"The empires of the future are the empires of the mind."
As both our federal and provincial government grapple with what to do with the huge surpluses they are projecting, questions arise as to what our priorities are as a society. One of those questions is what role should universities and colleges play in our nation's future? More specifically, what role should government play in funding post-secondary education?
While we deal with these questions frequently with the province, the federal government is often the forgotten partner in post-secondary funding. Under the constitution, education is provincial responsibility. But did you know that roughly 50 per cent of the money that the province puts into the post-secondary system comes directly from federal transfer payments? The same transfer payments which were cut by 40 per cent since 1996.
Some of the ways that the federal government affects education are not so obvious. Think about GST for a minute. We are so used to paying it that we see it as normal when it is tacked on to our textbook purchases, but what it is, in fact, is a tax on our education. GST is not supposed to tax certain things, one of them is education; that is why there is not GST on our tuition. If we assume that the average U of C student pays $700 a year on textbooks, this means that U of C students are being taxed a total of more than $1 million a year.
And of course those of us with student loans know about 60 per cent of the loan comes from the federal government. Clearly Ottawa plays an important role in determining out ability to access university education and the quality of it. That's why VP External, Nassr Awada, and I will be in our nation's capital next week to lobby the federal government with other student leaders from across the country. We will be asking for a restoration of transfer payments, a tax credit for the GST spent on textbooks, lower student loan interest rates, and a stop to differential fees between provinces.

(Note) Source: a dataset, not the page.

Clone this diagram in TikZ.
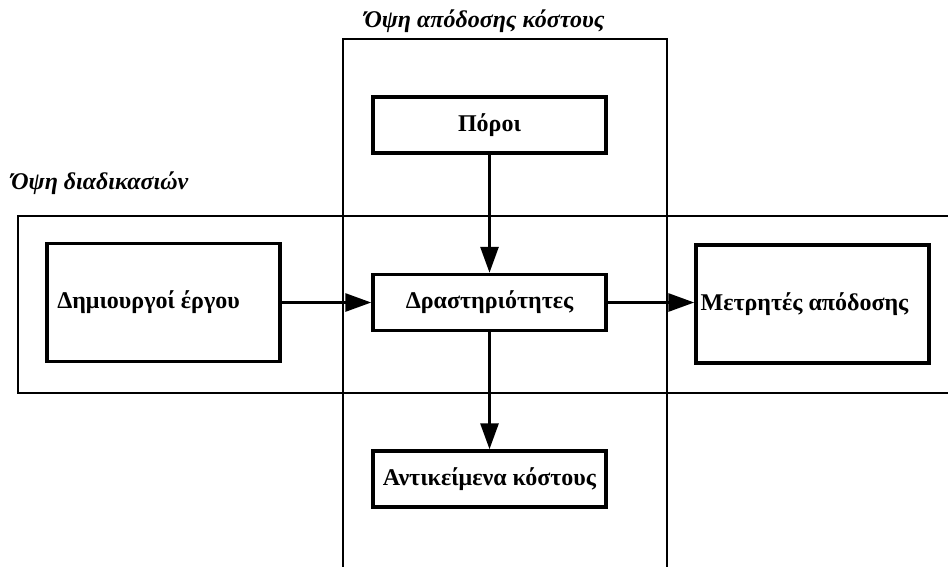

To deal with affordability and the financial health of our institution we have gone with a more multi-faceted approach this year. Large portions of our time are spent not only lobbying the university, but also the community, the provincial government, and the federal government. As always, I am interested in what you think: are we spreading ourselves too thin or is it only by outlining the roles and responsibilities of every group that we can make continued progress?